>> START

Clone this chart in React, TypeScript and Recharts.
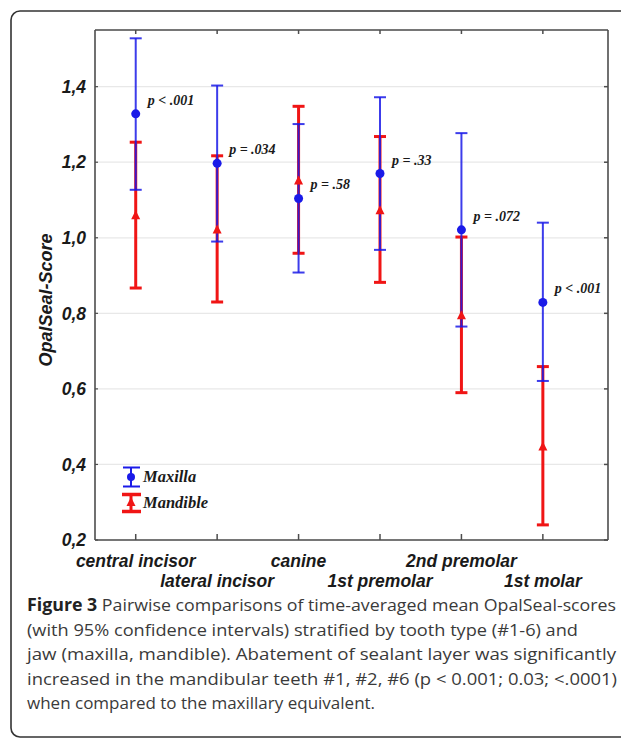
import React from "react";
import {
  ScatterChart,
  Scatter,
  XAxis,
  YAxis,
  CartesianGrid,
  ErrorBar,
} from "recharts";

const teeth = [
  "central incisor",
  "lateral incisor",
  "canine",
  "1st premolar",
  "2nd premolar",
  "1st molar",
];
const toothIdx = [0, 1, 2, 3, 4, 5];

const maxMean = [1.328, 1.197, 1.104, 1.17, 1.021, 0.829];
const maxLow = [1.127, 0.99, 0.908, 0.968, 0.765, 0.621];
const maxHigh = [1.528, 1.403, 1.301, 1.372, 1.277, 1.04];

const manMean = [1.057, 1.019, 1.149, 1.07, 0.792, 0.445];
const manLow = [0.867, 0.83, 0.959, 0.882, 0.59, 0.24];
const manHigh = [1.253, 1.217, 1.348, 1.268, 1.002, 0.659];

const pLabels = ["p < .001", "p = .034", "p =  .58", "p = .33", "p = .072", "p < .001"];
const yTicks = [0.2, 0.4, 0.6, 0.8, 1.0, 1.2, 1.4];

const captionLines = [
  "Pairwise comparisons of time-averaged mean OpalSeal-scores",
  "(with 95% confidence intervals) stratified by tooth type (#1-6) and",
  "jaw (maxilla, mandible). Abatement of sealant layer was significantly",
  "increased in the mandibular teeth #1, #2, #6 (p < 0.001; 0.03; <.0001)",
  "when compared to the maxillary equivalent.",
];

const BLUE = "#1a1ae8";
const RED = "#f01515";
const AXIS = "#4d4d4d";
const sansBI = {
  fontFamily: '"Liberation Sans", Arial, sans-serif',
  fontWeight: 700,
  fontStyle: "italic" as const,
};
const serifBI = {
  fontFamily: '"Liberation Serif", "Times New Roman", serif',
  fontWeight: 700,
  fontStyle: "italic" as const,
};

const maxillaData = toothIdx.map((i) => ({
  x: i,
  y: maxMean[i],
  err: [maxMean[i] - maxLow[i], maxHigh[i] - maxMean[i]],
  p: pLabels[i],
}));
const mandibleData = toothIdx.map((i) => ({
  x: i,
  y: manMean[i],
  err: [manMean[i] - manLow[i], manHigh[i] - manMean[i]],
}));

const xDomain = [-0.5, 5.8];
const yDomain = [0.2, 1.55];
const noTick = () => <g />;

function XTick({ x, y, payload }: any) {
  const i = payload.value as number;
  return (
    <text
      x={x}
      y={y + (i % 2 ? 45 : 25)}
      textAnchor="middle"
      fontSize={17.5}
      fill="#1a1a1a"
      style={sansBI}
    >
      {teeth[i]}
    </text>
  );
}

function MaxillaDot({ cx, cy, payload }: any) {
  return (
    <g>
      <circle cx={cx} cy={cy} r={4.5} fill={BLUE} />
      <text x={cx + 12} y={cy - 9} fontSize={14} fill="#1a1a1a" style={serifBI}>
        {payload.p}
      </text>
    </g>
  );
}

function MandibleTri({ cx, cy }: any) {
  return (
    <path
      d={`M${cx},${cy - 6} L${cx + 4.5},${cy + 3} L${cx - 4.5},${cy + 3} Z`}
      fill={RED}
    />
  );
}

function LegendBox() {
  return (
    <svg
      width={110}
      height={65}
      style={{ position: "absolute", left: 110, top: 455 }}
    >
      <line x1={21} y1={12} x2={21} y2={32} stroke={BLUE} strokeWidth={2} />
      <line x1={13} y1={12.5} x2={30} y2={12.5} stroke={BLUE} strokeWidth={2} />
      <line x1={13} y1={31.5} x2={30} y2={31.5} stroke={BLUE} strokeWidth={2} />
      <circle cx={21} cy={22} r={4} fill={BLUE} />
      <text x={33} y={27} fontSize={16.5} fill="#1a1a1a" style={serifBI}>
        Maxilla
      </text>
      <line x1={21} y1={39} x2={21} y2={57} stroke={RED} strokeWidth={3} />
      <line x1={12} y1={39.5} x2={31} y2={39.5} stroke={RED} strokeWidth={3.5} />
      <line x1={12} y1={56.5} x2={31} y2={56.5} stroke={RED} strokeWidth={3.5} />
      <path d="M21,42 L25.5,51 L16.5,51 Z" fill={RED} />
      <text x={33} y={53} fontSize={16.5} fill="#1a1a1a" style={serifBI}>
        Mandible
      </text>
    </svg>
  );
}

export default function App() {
  return (
    <div
      style={{
        position: "absolute",
        left: 0,
        top: 0,
        width: 621,
        height: 740,
        background: "#fff",
        overflow: "hidden",
      }}
    >
      <svg
        width={621}
        height={740}
        style={{ position: "absolute", left: 0, top: 0 }}
      >
        <rect
          x={11}
          y={11}
          width={700}
          height={726}
          rx={9}
          fill="none"
          stroke="#333"
          strokeWidth={1.6}
        />
      </svg>
      <div style={{ position: "absolute", left: 0, top: 0 }}>
        <ScatterChart
          width={621}
          height={600}
          margin={{ top: 30, right: 13, bottom: 20, left: 45 }}
        >
          <CartesianGrid vertical={false} stroke="#e8e8e8" strokeWidth={1.2} />
          <XAxis
            type="number"
            dataKey="x"
            domain={xDomain}
            ticks={toothIdx}
            allowDataOverflow
            height={40}
            tickSize={0}
            tickLine={false}
            tick={<XTick />}
            axisLine={{ stroke: AXIS, strokeWidth: 1.6 }}
            interval={0}
          />
          <XAxis
            xAxisId="bottomIn"
            type="number"
            dataKey="x"
            domain={xDomain}
            ticks={toothIdx}
            allowDataOverflow
            mirror
            tickSize={6}
            tick={noTick}
            tickLine={{ stroke: AXIS, strokeWidth: 1.5 }}
            axisLine={false}
            interval={0}
          />
          <XAxis
            xAxisId="top"
            orientation="top"
            type="number"
            dataKey="x"
            domain={xDomain}
            ticks={toothIdx}
            allowDataOverflow
            mirror
            tickSize={4}
            tick={noTick}
            tickLine={{ stroke: AXIS, strokeWidth: 1.5 }}
            axisLine={{ stroke: AXIS, strokeWidth: 1.6 }}
            interval={0}
          />
          <YAxis
            type="number"
            dataKey="y"
            domain={yDomain}
            ticks={yTicks}
            allowDataOverflow
            width={50}
            tickSize={0}
            tickMargin={9}
            tickLine={false}
            tickFormatter={(v: number) => v.toFixed(1).replace(".", ",")}
            tick={{ ...sansBI, fontSize: 17.5, fill: "#1a1a1a" }}
            axisLine={{ stroke: AXIS, strokeWidth: 1.6 }}
            interval={0}
            label={{
              content: ({ viewBox }: any) => (
                <text
                  transform={`translate(52, ${viewBox.y + viewBox.height / 2 + 15}) rotate(-90)`}
                  textAnchor="middle"
                  fontSize={18}
                  fill="#1a1a1a"
                  style={sansBI}
                >
                  OpalSeal-Score
                </text>
              ),
            }}
          />
          <YAxis
            yAxisId="leftIn"
            type="number"
            dataKey="y"
            domain={yDomain}
            ticks={yTicks}
            allowDataOverflow
            mirror
            tickSize={3}
            tick={noTick}
            tickLine={{ stroke: AXIS, strokeWidth: 1.2 }}
            axisLine={false}
            interval={0}
          />
          <YAxis
            yAxisId="right"
            orientation="right"
            type="number"
            dataKey="y"
            domain={yDomain}
            ticks={yTicks}
            allowDataOverflow
            mirror
            tickSize={4}
            tick={noTick}
            tickLine={{ stroke: AXIS, strokeWidth: 1.5 }}
            axisLine={{ stroke: AXIS, strokeWidth: 1.6 }}
            interval={0}
          />
          <Scatter data={mandibleData} shape={noTick} isAnimationActive={false}>
            <ErrorBar dataKey="err" direction="y" width={6} stroke={RED} strokeWidth={3} />
          </Scatter>
          <Scatter data={maxillaData} shape={noTick} isAnimationActive={false}>
            <ErrorBar
              dataKey="err"
              direction="y"
              width={6}
              stroke={BLUE}
              strokeWidth={2}
              strokeOpacity={0.85}
            />
          </Scatter>
          <Scatter
            name="Mandible"
            data={mandibleData}
            shape={<MandibleTri />}
            isAnimationActive={false}
          />
          <Scatter
            name="Maxilla"
            data={maxillaData}
            shape={<MaxillaDot />}
            isAnimationActive={false}
          />
        </ScatterChart>
      </div>
      <LegendBox />
      <svg
        width={621}
        height={150}
        style={{ position: "absolute", left: 0, top: 590 }}
      >
        {captionLines.map((line, i) => (
          <text
            key={i}
            x={27}
            y={21 + i * 24.5}
            fontSize={17}
            fill="#3a3a3a"
            style={{ fontFamily: '"Open Sans", "Noto Sans", sans-serif' }}
            textLength={[589, 551, 589, 590, undefined][i]}
            lengthAdjust="spacingAndGlyphs"
          >
            {i === 0 ? (
              <>
                <tspan fontWeight={700} fill="#222">Figure 3</tspan> {line}
              </>
            ) : (
              line
            )}
          </text>
        ))}
      </svg>
    </div>
  );
}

>> END

▶ Work instructions:
Each line from the top of the material through the line containing "const yTicks = [0.2, 0.4, 0.6, 0.8, 1.0, 1.2, 1.4];" should be reproduced exactly; please drop any images.

▶ Full solution:
Clone this chart in React, TypeScript and Recharts.
import React from "react";
import {
  ScatterChart,
  Scatter,
  XAxis,
  YAxis,
  CartesianGrid,
  ErrorBar,
} from "recharts";

const teeth = [
  "central incisor",
  "lateral incisor",
  "canine",
  "1st premolar",
  "2nd premolar",
  "1st molar",
];
const toothIdx = [0, 1, 2, 3, 4, 5];

const maxMean = [1.328, 1.197, 1.104, 1.17, 1.021, 0.829];
const maxLow = [1.127, 0.99, 0.908, 0.968, 0.765, 0.621];
const maxHigh = [1.528, 1.403, 1.301, 1.372, 1.277, 1.04];

const manMean = [1.057, 1.019, 1.149, 1.07, 0.792, 0.445];
const manLow = [0.867, 0.83, 0.959, 0.882, 0.59, 0.24];
const manHigh = [1.253, 1.217, 1.348, 1.268, 1.002, 0.659];

const pLabels = ["p < .001", "p = .034", "p =  .58", "p = .33", "p = .072", "p < .001"];
const yTicks = [0.2, 0.4, 0.6, 0.8, 1.0, 1.2, 1.4];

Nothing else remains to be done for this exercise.